[Figure scripts]
-- START --
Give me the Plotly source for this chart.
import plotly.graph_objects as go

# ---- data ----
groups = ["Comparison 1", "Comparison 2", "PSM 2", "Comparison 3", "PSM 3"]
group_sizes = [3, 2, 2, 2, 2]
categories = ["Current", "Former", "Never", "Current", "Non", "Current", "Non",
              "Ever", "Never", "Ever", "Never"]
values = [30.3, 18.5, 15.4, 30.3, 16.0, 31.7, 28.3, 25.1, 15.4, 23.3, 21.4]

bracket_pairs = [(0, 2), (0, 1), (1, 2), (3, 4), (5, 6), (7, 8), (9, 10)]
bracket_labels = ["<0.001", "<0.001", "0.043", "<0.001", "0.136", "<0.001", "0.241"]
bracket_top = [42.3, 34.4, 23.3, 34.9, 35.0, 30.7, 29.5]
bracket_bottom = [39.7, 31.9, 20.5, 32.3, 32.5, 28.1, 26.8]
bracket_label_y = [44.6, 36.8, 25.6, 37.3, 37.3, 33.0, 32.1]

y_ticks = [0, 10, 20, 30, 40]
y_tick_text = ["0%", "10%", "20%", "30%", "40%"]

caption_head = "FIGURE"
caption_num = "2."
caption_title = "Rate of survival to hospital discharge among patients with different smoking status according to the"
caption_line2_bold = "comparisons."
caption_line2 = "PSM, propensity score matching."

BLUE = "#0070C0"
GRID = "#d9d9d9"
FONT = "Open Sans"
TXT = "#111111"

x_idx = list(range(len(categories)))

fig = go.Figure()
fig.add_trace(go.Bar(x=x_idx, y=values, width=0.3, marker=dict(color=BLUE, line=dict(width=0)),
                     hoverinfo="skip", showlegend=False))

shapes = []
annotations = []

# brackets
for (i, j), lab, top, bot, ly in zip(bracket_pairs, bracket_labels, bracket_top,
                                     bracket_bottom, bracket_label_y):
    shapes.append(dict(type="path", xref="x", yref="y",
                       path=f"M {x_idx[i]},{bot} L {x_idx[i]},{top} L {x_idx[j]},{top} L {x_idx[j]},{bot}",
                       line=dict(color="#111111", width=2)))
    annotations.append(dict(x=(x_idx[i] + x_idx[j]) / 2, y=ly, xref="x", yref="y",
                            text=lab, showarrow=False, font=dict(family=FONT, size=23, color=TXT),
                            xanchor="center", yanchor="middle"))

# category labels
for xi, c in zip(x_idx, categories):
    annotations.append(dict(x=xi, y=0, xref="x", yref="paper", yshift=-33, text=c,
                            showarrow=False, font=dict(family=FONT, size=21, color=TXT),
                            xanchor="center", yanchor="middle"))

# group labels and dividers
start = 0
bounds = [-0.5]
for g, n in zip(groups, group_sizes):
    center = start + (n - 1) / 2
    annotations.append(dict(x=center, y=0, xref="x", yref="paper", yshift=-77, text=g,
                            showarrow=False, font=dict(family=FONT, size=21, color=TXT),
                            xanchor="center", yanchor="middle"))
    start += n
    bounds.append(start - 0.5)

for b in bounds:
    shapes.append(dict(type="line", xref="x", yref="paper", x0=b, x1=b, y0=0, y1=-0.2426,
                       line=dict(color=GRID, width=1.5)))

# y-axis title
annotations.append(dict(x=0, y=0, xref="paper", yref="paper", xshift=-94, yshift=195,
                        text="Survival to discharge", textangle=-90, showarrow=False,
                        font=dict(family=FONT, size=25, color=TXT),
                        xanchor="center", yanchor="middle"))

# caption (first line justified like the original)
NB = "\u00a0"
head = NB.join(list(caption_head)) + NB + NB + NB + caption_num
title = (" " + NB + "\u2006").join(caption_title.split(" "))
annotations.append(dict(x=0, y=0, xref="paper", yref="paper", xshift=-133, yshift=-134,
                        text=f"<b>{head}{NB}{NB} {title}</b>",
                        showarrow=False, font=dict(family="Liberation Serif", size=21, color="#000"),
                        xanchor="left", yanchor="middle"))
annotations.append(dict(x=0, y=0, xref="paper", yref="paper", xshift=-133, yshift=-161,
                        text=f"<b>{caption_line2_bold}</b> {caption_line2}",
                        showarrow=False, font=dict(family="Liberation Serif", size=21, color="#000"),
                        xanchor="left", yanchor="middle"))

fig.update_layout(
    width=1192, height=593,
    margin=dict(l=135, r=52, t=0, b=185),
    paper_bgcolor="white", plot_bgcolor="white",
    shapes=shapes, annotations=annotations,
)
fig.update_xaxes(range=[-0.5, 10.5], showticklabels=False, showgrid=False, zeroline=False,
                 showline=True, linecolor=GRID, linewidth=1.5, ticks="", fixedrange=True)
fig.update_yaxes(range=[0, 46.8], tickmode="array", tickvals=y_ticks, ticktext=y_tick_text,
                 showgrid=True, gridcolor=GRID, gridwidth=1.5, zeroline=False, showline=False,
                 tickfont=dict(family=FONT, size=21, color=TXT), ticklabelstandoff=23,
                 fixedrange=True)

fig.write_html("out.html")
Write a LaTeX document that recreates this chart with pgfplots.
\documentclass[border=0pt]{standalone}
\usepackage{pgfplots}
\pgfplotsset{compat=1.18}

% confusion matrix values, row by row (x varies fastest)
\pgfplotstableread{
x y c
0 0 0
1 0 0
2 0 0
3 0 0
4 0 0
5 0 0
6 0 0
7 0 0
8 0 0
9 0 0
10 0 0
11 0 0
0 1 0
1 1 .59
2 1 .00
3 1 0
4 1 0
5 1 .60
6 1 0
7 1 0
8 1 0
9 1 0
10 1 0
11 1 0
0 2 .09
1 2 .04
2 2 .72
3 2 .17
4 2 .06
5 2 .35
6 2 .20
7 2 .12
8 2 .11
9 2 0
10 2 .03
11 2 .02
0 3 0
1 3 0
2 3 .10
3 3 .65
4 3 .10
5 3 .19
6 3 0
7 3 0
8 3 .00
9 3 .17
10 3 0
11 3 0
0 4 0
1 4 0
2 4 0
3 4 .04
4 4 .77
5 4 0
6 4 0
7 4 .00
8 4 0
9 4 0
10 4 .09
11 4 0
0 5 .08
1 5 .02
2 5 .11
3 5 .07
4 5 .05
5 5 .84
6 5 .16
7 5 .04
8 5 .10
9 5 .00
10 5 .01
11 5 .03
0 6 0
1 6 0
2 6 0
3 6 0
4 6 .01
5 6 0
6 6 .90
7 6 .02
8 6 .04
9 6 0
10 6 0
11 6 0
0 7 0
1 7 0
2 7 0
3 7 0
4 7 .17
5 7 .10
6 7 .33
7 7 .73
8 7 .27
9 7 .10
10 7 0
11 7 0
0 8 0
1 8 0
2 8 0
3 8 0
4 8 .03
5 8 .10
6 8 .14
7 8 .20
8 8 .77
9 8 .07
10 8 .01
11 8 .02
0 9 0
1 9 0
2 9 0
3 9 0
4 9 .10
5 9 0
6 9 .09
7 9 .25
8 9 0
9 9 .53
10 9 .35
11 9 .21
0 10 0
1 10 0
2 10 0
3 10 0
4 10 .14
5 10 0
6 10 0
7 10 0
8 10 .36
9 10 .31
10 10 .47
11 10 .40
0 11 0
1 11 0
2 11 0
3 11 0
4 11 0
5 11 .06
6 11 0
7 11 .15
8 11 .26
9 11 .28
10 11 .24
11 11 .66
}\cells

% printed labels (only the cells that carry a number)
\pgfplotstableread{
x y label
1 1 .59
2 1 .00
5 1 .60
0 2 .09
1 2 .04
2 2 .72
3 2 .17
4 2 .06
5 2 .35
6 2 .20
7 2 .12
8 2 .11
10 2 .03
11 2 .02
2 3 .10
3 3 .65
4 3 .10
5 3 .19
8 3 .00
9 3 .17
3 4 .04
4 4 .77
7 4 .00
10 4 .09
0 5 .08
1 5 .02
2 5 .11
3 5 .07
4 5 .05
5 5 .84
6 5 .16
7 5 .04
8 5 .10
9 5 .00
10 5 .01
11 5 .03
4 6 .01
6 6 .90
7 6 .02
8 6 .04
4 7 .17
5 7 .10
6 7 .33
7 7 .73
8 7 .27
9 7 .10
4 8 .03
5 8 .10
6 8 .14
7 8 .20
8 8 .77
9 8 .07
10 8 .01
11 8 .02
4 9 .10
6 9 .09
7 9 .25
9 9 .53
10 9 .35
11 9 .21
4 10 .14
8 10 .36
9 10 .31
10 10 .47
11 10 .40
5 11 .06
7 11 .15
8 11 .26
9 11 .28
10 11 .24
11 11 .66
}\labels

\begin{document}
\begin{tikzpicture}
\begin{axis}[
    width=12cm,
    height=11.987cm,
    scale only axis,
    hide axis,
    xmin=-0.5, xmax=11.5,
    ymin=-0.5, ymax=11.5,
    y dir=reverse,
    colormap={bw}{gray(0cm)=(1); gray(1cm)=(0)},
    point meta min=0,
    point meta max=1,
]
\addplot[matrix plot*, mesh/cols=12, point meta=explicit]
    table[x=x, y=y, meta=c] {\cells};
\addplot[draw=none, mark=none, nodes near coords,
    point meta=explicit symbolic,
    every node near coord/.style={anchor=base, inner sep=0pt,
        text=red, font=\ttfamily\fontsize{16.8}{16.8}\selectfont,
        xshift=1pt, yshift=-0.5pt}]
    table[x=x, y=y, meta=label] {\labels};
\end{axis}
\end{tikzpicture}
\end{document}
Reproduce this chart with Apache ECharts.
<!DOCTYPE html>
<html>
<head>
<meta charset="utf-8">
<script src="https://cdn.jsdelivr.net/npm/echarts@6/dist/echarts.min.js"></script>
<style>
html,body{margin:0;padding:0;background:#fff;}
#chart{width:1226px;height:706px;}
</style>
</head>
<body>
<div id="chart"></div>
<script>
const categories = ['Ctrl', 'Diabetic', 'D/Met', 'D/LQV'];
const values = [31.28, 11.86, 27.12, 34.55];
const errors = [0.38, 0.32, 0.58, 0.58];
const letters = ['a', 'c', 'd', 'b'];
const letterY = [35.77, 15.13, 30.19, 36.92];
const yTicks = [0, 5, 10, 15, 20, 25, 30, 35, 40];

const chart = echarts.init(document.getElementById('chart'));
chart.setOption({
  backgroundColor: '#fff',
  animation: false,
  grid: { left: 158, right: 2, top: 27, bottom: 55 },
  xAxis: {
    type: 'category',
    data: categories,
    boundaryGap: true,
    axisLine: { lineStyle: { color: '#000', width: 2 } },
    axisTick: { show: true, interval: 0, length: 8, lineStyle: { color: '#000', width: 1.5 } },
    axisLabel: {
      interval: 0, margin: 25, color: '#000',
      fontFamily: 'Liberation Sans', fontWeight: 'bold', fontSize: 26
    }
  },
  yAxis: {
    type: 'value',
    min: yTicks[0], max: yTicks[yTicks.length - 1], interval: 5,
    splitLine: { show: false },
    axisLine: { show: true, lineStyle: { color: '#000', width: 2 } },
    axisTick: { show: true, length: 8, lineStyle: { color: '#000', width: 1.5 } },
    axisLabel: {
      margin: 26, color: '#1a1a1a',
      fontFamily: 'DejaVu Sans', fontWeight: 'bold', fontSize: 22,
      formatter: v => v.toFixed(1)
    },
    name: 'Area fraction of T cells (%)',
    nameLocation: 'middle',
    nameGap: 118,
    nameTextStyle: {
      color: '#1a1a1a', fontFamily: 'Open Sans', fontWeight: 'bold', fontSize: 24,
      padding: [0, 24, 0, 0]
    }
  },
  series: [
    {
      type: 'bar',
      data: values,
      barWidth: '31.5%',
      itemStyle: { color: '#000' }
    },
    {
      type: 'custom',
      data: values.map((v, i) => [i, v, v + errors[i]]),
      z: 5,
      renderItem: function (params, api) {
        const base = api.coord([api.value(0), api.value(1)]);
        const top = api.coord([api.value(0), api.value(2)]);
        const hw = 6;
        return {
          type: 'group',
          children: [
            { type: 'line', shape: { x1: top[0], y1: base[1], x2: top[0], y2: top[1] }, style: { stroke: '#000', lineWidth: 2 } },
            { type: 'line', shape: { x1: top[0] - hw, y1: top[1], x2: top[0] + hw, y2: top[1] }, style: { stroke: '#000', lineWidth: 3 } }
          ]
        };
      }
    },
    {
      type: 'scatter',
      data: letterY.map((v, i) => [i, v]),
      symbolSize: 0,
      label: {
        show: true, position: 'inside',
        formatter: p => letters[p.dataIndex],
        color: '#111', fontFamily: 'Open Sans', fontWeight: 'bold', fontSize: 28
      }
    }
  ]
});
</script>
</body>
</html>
-- END --
Pick out each line above that includes "with" and show it.

## TASK ANSWER
caption_title = "Rate of survival to hospital discharge among patients with different smoking status according to the"
Write a LaTeX document that recreates this chart with pgfplots.
Reproduce this chart with Apache ECharts.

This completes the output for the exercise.